# Room treatment help



## darwin (Jan 18, 2008)

I'm a first time poster here and a newbie when it comes to acoustics, so I'm looking for some help with treating my room. It's nice to see that there are some top notch pros participating here, such as Ethan and Bryan, and I'm hoping that you'll all steer me in the right direction.
First of all, my HT/music room is also my living room, so in order to keep my wife happy whatever I use has to be as decorative as possible. The room measures sixteen and a half feet wide, by twenty three feet long, and ninety five inches from floor to ceiling. The walls are pine bead board over sheet rock and the ceiling is pine library paneling over sheet rock. The floor is concrete slab covered with vinyl flooring most of which is covered by a rug.
The room has a number of issues: along the long wall on the right there is an open bay window (which my wife would prefer to keep open), along the left long wall there is an open hallway, and the rear of the room is entirely open to the kitchen. My current speaker setup is 5.1 using Magnepan 3.6Rs as fronts (with a sixty one inch DLP TV between them), Magnepan CC3 center, Magnepan 1.6QRs as rears, and built into the ceiling above the TV is an infinite baffle subwoofer using 4 eighteen inch Avalanche drivers.
My goal is to treat as much of the room (walls, corners, and ceiling) as needed, and without making the room look too much like a recording studio. I really don't have the time or the equipment to do room measurements and with my schedule I don't have time for DIY bass panels, diffusors, etc.. I'd rather buy pre-made treatments and install them myself after I've been told where to put them. I get told where to put things a lot, so I'm used to it. :R
I realize that pictures of the room would be helpful and I will try to get some posted this evening. And I would greatly appreciate any advice you folks could give me on this project.


----------



## Ethan Winer (Jul 21, 2006)

I'm glad to help, though it sounds like you already understand the basics. Since you say you're looking to buy commercial treatment, I'll be glad to advise you by email on our specific products since some consider it a no-no to discuss products in public. But the general goals for all rooms are:

* As much corner bass trapping as possible

* Absorption at the first reflection points on the side walls and optionally the ceiling

* Either absorption or diffusion on the rear wall behind you

--Ethan


----------



## bpape (Sep 14, 2006)

Welcome to the forum. 

Ethan outlined the basics that all rooms require. Sounds like a couple of those won't be possible due to the layout though. There is always a tradeoff in a situation like that. 
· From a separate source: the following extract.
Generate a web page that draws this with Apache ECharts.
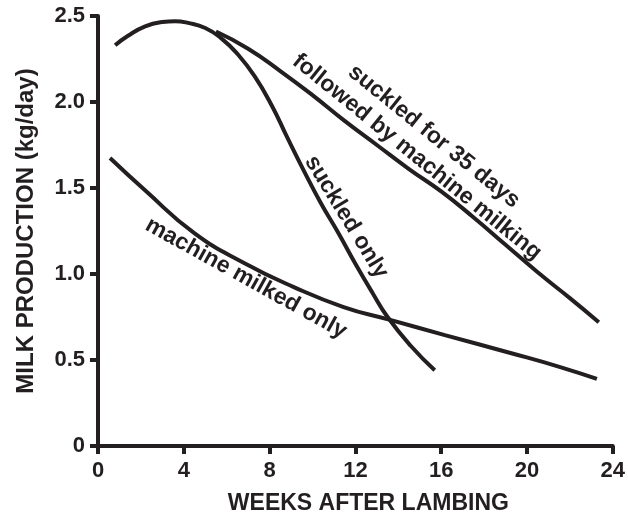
<!DOCTYPE html>
<html><head><meta charset="utf-8">
<script src="https://cdn.jsdelivr.net/npm/echarts@6/dist/echarts.min.js"></script>
<style>html,body{margin:0;padding:0;background:#fff}#c{width:628px;height:521px}</style>
</head><body><div id="c"></div>
<script>
// ---- data ----
const xTicks = [0, 4, 8, 12, 16, 20, 24];
const yTicks = [0, 0.5, 1.0, 1.5, 2.0, 2.5];

const suckledOnlyWeeks = [0.8, 1.4, 2.2, 3.0, 3.6, 4.2, 5.0, 5.75, 6.5, 7.3, 8.1, 8.8, 9.6, 10.4, 11.2, 12.0, 12.8, 13.5, 14.6, 15.7];
const suckledOnlyMilk  = [2.33, 2.385, 2.44, 2.465, 2.47, 2.46, 2.43, 2.37, 2.28, 2.15, 1.98, 1.80, 1.60, 1.41, 1.24, 1.06, 0.89, 0.75, 0.58, 0.44];

const suckled35Weeks = [5.5, 7.0, 8.5, 10.0, 11.5, 13.0, 14.5, 16.0, 17.5, 19.0, 20.5, 22.0, 23.35];
const suckled35Milk  = [2.41, 2.31, 2.18, 2.04, 1.89, 1.75, 1.61, 1.48, 1.33, 1.17, 1.01, 0.86, 0.72];

const machineWeeks = [0.56, 2.18, 4.49, 6.81, 9.13, 11.45, 13.62, 16.17, 19.23, 21.55, 23.26];
const machineMilk  = [1.674, 1.488, 1.238, 1.064, 0.924, 0.808, 0.733, 0.645, 0.541, 0.459, 0.39];

const annotLabels = ['suckled for 35 days', 'followed by machine milking', 'suckled only', 'machine milked only'];
const annotWeeks  = [15.66, 14.87, 11.58, 6.9];
const annotMilk   = [1.80, 1.68, 1.331, 0.975];
const annotAngles = [-39, -39, -58.5, -29];

// ---- chart ----
const INK = '#231f20';
const FONT = '"Liberation Sans", Arial, sans-serif';
const zip = (xs, ys) => xs.map((x, i) => [x, ys[i]]);

const lineSeries = (data) => ({
  type: 'line', data, smooth: true, symbol: 'none', silent: true,
  lineStyle: { color: INK, width: 4, cap: 'butt', opacity: 1 }, z: 3
});

const chart = echarts.init(document.getElementById('c'), null, { renderer: 'canvas' });
chart.setOption({
  animation: false,
  backgroundColor: '#fff',
  grid: { left: 98, right: 12, top: 16, bottom: 75, containLabel: false },
  xAxis: {
    type: 'value', min: xTicks[0], max: xTicks[xTicks.length - 1], interval: xTicks[1] - xTicks[0],
    name: 'WEEKS AFTER LAMBING', nameLocation: 'middle', nameGap: 46,
    nameTextStyle: { fontSize: 23, fontWeight: 'bold', color: INK, fontFamily: FONT, padding: [0, 0, 0, 26] },
    axisLine: { show: true, onZero: false, lineStyle: { color: INK, width: 4 } },
    axisTick: { show: true, length: 8, lineStyle: { color: INK, width: 4 } },
    axisLabel: { fontSize: 22, fontWeight: 'bold', color: INK, fontFamily: FONT, margin: 14 },
    splitLine: { show: false }
  },
  yAxis: {
    type: 'value', min: yTicks[0], max: yTicks[yTicks.length - 1], interval: yTicks[1] - yTicks[0],
    name: 'MILK PRODUCTION (kg/day)', nameLocation: 'middle', nameGap: 60, nameRotate: 90,
    nameTextStyle: { fontSize: 24, fontWeight: 'bold', color: INK, fontFamily: FONT },
    axisLine: { show: true, onZero: false, lineStyle: { color: INK, width: 4 } },
    axisTick: { show: true, length: 8, lineStyle: { color: INK, width: 4 } },
    axisLabel: { fontSize: 22, fontWeight: 'bold', color: INK, fontFamily: FONT, margin: 13,
      formatter: v => v === 0 ? '0' : v.toFixed(1) },
    splitLine: { show: false }
  },
  series: [
    lineSeries(zip(suckledOnlyWeeks, suckledOnlyMilk)),
    lineSeries(zip(suckled35Weeks, suckled35Milk)),
    lineSeries(zip(machineWeeks, machineMilk)),
    {
      type: 'scatter', silent: true, symbolSize: 0, z: 4,
      itemStyle: { opacity: 1, color: INK },
      data: annotLabels.map((t, i) => ({
        value: [annotWeeks[i], annotMilk[i]],
        label: { show: true, position: 'inside', formatter: t, rotate: annotAngles[i],
          fontSize: 23, fontWeight: 'bold', color: INK, opacity: 1, fontFamily: FONT,
          align: 'center', verticalAlign: 'middle' }
      }))
    }
  ]
});
</script>
</body></html>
I'd be happy to discuss your needs and come up with a plan of action that would be both effective and visually acceptable to the significant other. Treatments don't have to be 'ugly' or make the room look like a studio if done properly.
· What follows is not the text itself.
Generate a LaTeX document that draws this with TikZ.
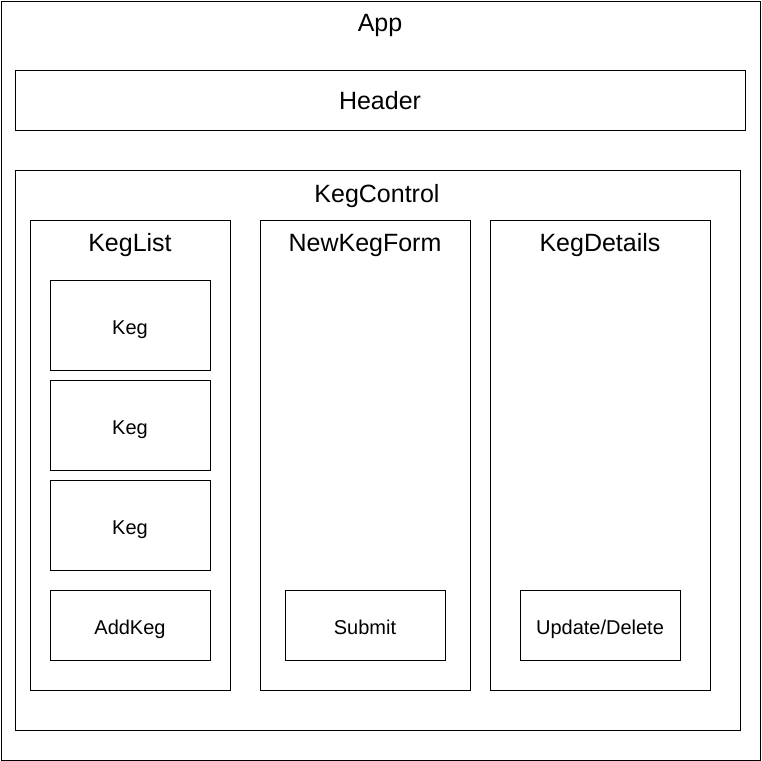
\documentclass[tikz,border=0pt]{standalone}
\usepackage{fontspec}
\setmainfont{Liberation Sans}
\usetikzlibrary{positioning}
\tikzstyle{box}=[draw,rectangle,inner sep=0pt,line width=1pt]
\tikzstyle{heading}=[font=\fontsize{25}{29}\selectfont,text height=18pt,text depth=0pt]
\tikzstyle{leaf}=[box,minimum width=160pt,font=\fontsize{20}{23}\selectfont,text height=18.5pt,text depth=0pt]

\begin{document}
\begin{tikzpicture}[x=1pt,y=-1pt]
    \useasboundingbox (0,0) rectangle (761,761);
    % Outer frame and header
    \node[box,minimum width=759pt,minimum height=759pt] (app) at (380.5,380.5) {};
    \node[heading] (appTitle) at (380,22) {App};
    \node[box,heading,minimum width=730pt,minimum height=60pt] (header) at (380,100) {Header};
    % The control with its three panels
    \node[box,minimum width=725pt,minimum height=560pt] (kegControl) at (377.5,450) {};
    \node[heading] (kegControlTitle) at (377,193) {KegControl};
    \foreach \pos/\w/\name in {{(130,455)/200/kegList},
            {(365,455)/210/newKegForm}, {(600,455)/220/kegDetails}}
        \node[box,minimum width=\w pt,minimum height=470pt] (\name) at \pos {};
    \foreach \name/\txt in {kegList/KegList, newKegForm/NewKegForm, kegDetails/KegDetails}
        \node[heading] (\name Title) at ([yshift=-23pt]\name.north) {\txt};
    % Inner boxes
    \foreach \pos/\name in {{(130,325)/keg1}, {(130,425)/keg2}, {(130,525)/keg3}}
        \node[leaf,minimum height=90pt] (\name) at \pos {Keg};
    \foreach \pos/\name/\txt in {{(130,625)/addKeg/AddKeg}, {(365,625)/submit/Submit},
            {(600,625)/updateDelete/{Update/Delete}}}
        \node[leaf,minimum height=70pt] (\name) at \pos {\txt};
\end{tikzpicture}
\end{document}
If you can post or email me a sketch, that'd certainly help.

Bryan


----------



## darwin (Jan 18, 2008)

Thanks very much, guys. I will post pics of the room this evening after I get home from work to give you a better idea of the room layout. I'll also attempt to do a sketch of the room layout and post/email it. Could you give me some idea of how much detail the sketch should have (other than the room dimensions) and what measurements I need to include?


----------



## bpape (Sep 14, 2006)

The biggest things are the ceiling height, location and size of any doors and windows, etc. Also, if there are specific things that can't be done (like rearranging furniture...) then please just put that in the text. If we have an idea of what kind of furniture needs to go in there, that will help too - not just from figuring out what will fit, but how it should be laid out and how much impact the furniture will have on the acoustics of the room.

Also, please include in the text if the floor is tile, wood, carpet, etc. The sketch doesn't need to be anything fancy.

Bryan


----------



## darwin (Jan 18, 2008)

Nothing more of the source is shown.